The pro-Congress English language press in India is bent on undermining the anti-corruption campaign and its views are echoed in the foreign press. The English-speaking media seem to endorse the ruling party’s view that Hazare’s group working on the Lok Pal Bill is elitist. But this section of the media is backed by corporate lobbyisyts and represents the elitist section of the population. It does not understand the anger of civil society. The Indian masses and their holy men do understand the pain and concern of Swami Nigamanand who fasted for 119 days in protest against illegal mining along the Ganges and who died last Tuesday at the age of 36. Our view is that holy men had better stay alive and contribute to the well-being of society than sacrifice their own life.

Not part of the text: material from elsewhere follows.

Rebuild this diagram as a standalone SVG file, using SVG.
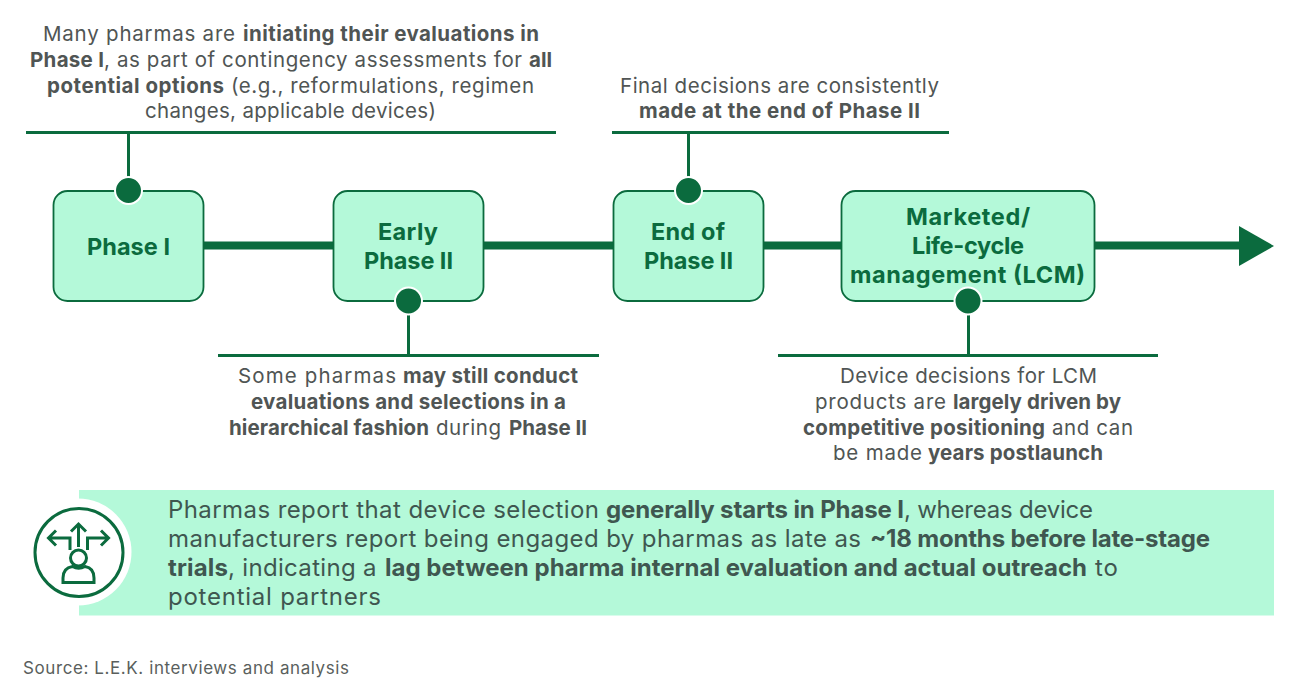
<svg xmlns="http://www.w3.org/2000/svg" width="1300" height="690" viewBox="0 0 1300 690">
<style>
text{font-family:"Inter","Liberation Sans",sans-serif;fill:#505554}
.c{font-size:20.500px}
.b{font-size:24px}
.b text{fill:#3f5750}
.s{font-size:17px;fill:#5a5f5d}
.w{font-weight:700}
.n{font-size:23.500px;font-weight:700;fill:#0b6b3e}
.box{fill:#b4f9d9;stroke:#0b6b3e;stroke-width:1.800}
.dot{fill:#0b6b3e;stroke:#fff;stroke-width:2}
.ln{stroke:#0b6b3e;stroke-width:3;fill:none}
.ic{stroke:#0b6b3e;stroke-width:3;fill:none}
</style>
<rect width="1300" height="690" fill="#fff"/>
<g id="connectors">
<path d="M204 245.500H1240" stroke="#0b6b3e" stroke-width="8" fill="none"/>
<polygon points="1239,226 1274,246 1239,266" fill="#0b6b3e"/>
<path class="ln" d="M26 132.500H556M128.500 132V178M612 132.500H949M688.500 132V178M218 355.500H599M408.500 355V314M778 355.500H1158M968.500 355V314"/>
</g>
<g id="phase1"><rect class="box" x="53.500" y="191" width="150" height="110" rx="14"/><circle class="dot" cx="128.500" cy="190.500" r="13.500"/><text class="n" x="87" y="255" textLength="83">Phase I</text></g>
<g id="early2"><rect class="box" x="333.500" y="191" width="150" height="110" rx="14"/><circle class="dot" cx="408.500" cy="301" r="13.500"/><text class="n" x="378" y="240" textLength="60">Early</text><text class="n" x="364" y="269" textLength="89">Phase II</text></g>
<g id="end2"><rect class="box" x="613.500" y="191" width="150" height="110" rx="14"/><circle class="dot" cx="688.500" cy="190.500" r="13.500"/><text class="n" x="651" y="240" textLength="74">End of</text><text class="n" x="644" y="269" textLength="89">Phase II</text></g>
<g id="lcm"><rect class="box" x="841.500" y="191" width="253" height="110" rx="14"/><circle class="dot" cx="968" cy="301" r="13.500"/><text class="n" x="906" y="225" textLength="124">Marketed/</text><text class="n" x="912" y="254" textLength="112">Life-cycle</text><text class="n" x="850" y="283" textLength="235">management (LCM)</text></g>
<g id="note1" class="c">
<text x="43" y="41" textLength="192">Many pharmas are</text>
<text class="w" x="243" y="41" textLength="296">initiating their evaluations in</text>
<text class="w" x="30" y="67" textLength="74">Phase I</text>
<text x="104" y="67" textLength="418">, as part of contingency assessments for</text>
<text class="w" x="529" y="67" textLength="23">all</text>
<text class="w" x="47" y="93" textLength="177">potential options</text>
<text x="231" y="93" textLength="303">(e.g., reformulations, regimen</text>
<text x="145" y="118" textLength="291">changes, applicable devices)</text>
</g>
<g id="note2" class="c">
<text x="620" y="93" textLength="319">Final decisions are consistently</text>
<text x="639" y="118" textLength="281" class="w">made at the end of Phase II</text>
</g>
<g id="note3" class="c">
<text x="238" y="383" textLength="158">Some pharmas</text>
<text class="w" x="403" y="383" textLength="175">may still conduct</text>
<text x="251" y="409" textLength="315" class="w">evaluations and selections in a</text>
<text class="w" x="229" y="435" textLength="200">hierarchical fashion</text>
<text x="436" y="435" textLength="65">during</text>
<text class="w" x="509" y="435" textLength="78">Phase II</text>
</g>
<g id="note4" class="c">
<text x="840" y="383" textLength="257">Device decisions for LCM</text>
<text x="815" y="409" textLength="131">products are</text>
<text class="w" x="953" y="409" textLength="168">largely driven by</text>
<text class="w" x="803" y="435" textLength="242">competitive positioning</text>
<text x="1052" y="435" textLength="81">and can</text>
<text x="833" y="460" textLength="89">be made</text>
<text class="w" x="928" y="460" textLength="175">years postlaunch</text>
</g>
<g id="banner">
<rect x="79" y="490" width="1195" height="125.500" fill="#b4f9d9"/>
<circle cx="78" cy="552" r="53.500" fill="#fff"/>
<g id="icon">
<circle class="ic" cx="79" cy="552.500" r="44"/>
<circle class="ic" cx="78.500" cy="558" r="8"/>
<path class="ic" d="M63 582.500V578Q63 568 72.500 566.500Q78.500 570 85 566.500Q94 568 94 578V582.500Z"/>
<path class="ic" d="M78.500 547V524M71 531.500L78.500 524L86 531.500M70 550V538H49M56 530.500L48.500 538L56 545.500M87.500 550V538H108M101 530.500L108.500 538L101 545.500"/>
</g>
<g class="b">
<text x="168" y="518" textLength="431">Pharmas report that device selection</text>
<text class="w" x="606" y="518" textLength="298">generally starts in Phase I</text>
<text x="904" y="518" textLength="189">, whereas device</text>
<text x="168" y="547" textLength="693">manufacturers report being engaged by pharmas as late as</text>
<text class="w" x="870" y="547" textLength="340">~18 months before late-stage</text>
<text class="w" x="168" y="576" textLength="60">trials</text>
<text x="228" y="576" textLength="148.500">, indicating a</text>
<text class="w" x="385" y="576" textLength="702">lag between pharma internal evaluation and actual outreach</text>
<text x="1095" y="576" textLength="23">to</text>
<text x="168" y="605" textLength="213">potential partners</text>
</g>
</g>
<text id="source" class="s" x="23" y="674" textLength="326">Source: L.E.K. interviews and analysis</text>
</svg>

Those who wield power, be it First or Fourth Estate, will hold on to power. What they fear is the prospect of losing it especially when they are confronted with a tough negotiator like the swami and a determined social activist who has given a deadline to sort out the scourge of corruption. The best picture we have had these days is that of members of civilian society who form part of the committee, discussing clauses of the Lok Pal Bill. Young men in their early thirties, dynamic and determined, who can lead the country, if need be, in the place of the 70-plus PM, Ministers and MPs, who look like visiting great-grand uncles in international fora.

* * *

Logging in for citizen participation

TR Raghunandan of the Bangalore non-profit organisation, Janaagraha, has set up the website http://ipaidabribe.com inviting people to tell their stories of giving bribes or not having to give bribes in order to assess the extent of corruption, the ‘under-the-table economy’ and to enable citizen participation in public governance. Indians abroad are joining in, so are other people in countries.

After the Indian model, Chinese civilians have started a ‘imadeabribe.com’. Chinese protest movements are being violently repressed these days; activists who denounced corruption of local officials and the police in land dealings have been murdered.

Corruption is a major scourge undermining material and moral progress in Asia, Africa, the Middle East and in half-baked small island democracies. Activists and other spokesmen have expressed their anger as well as distress about this state of affairs. In this context, a growing awareness campaign and the call for citizen participation should be encouraged.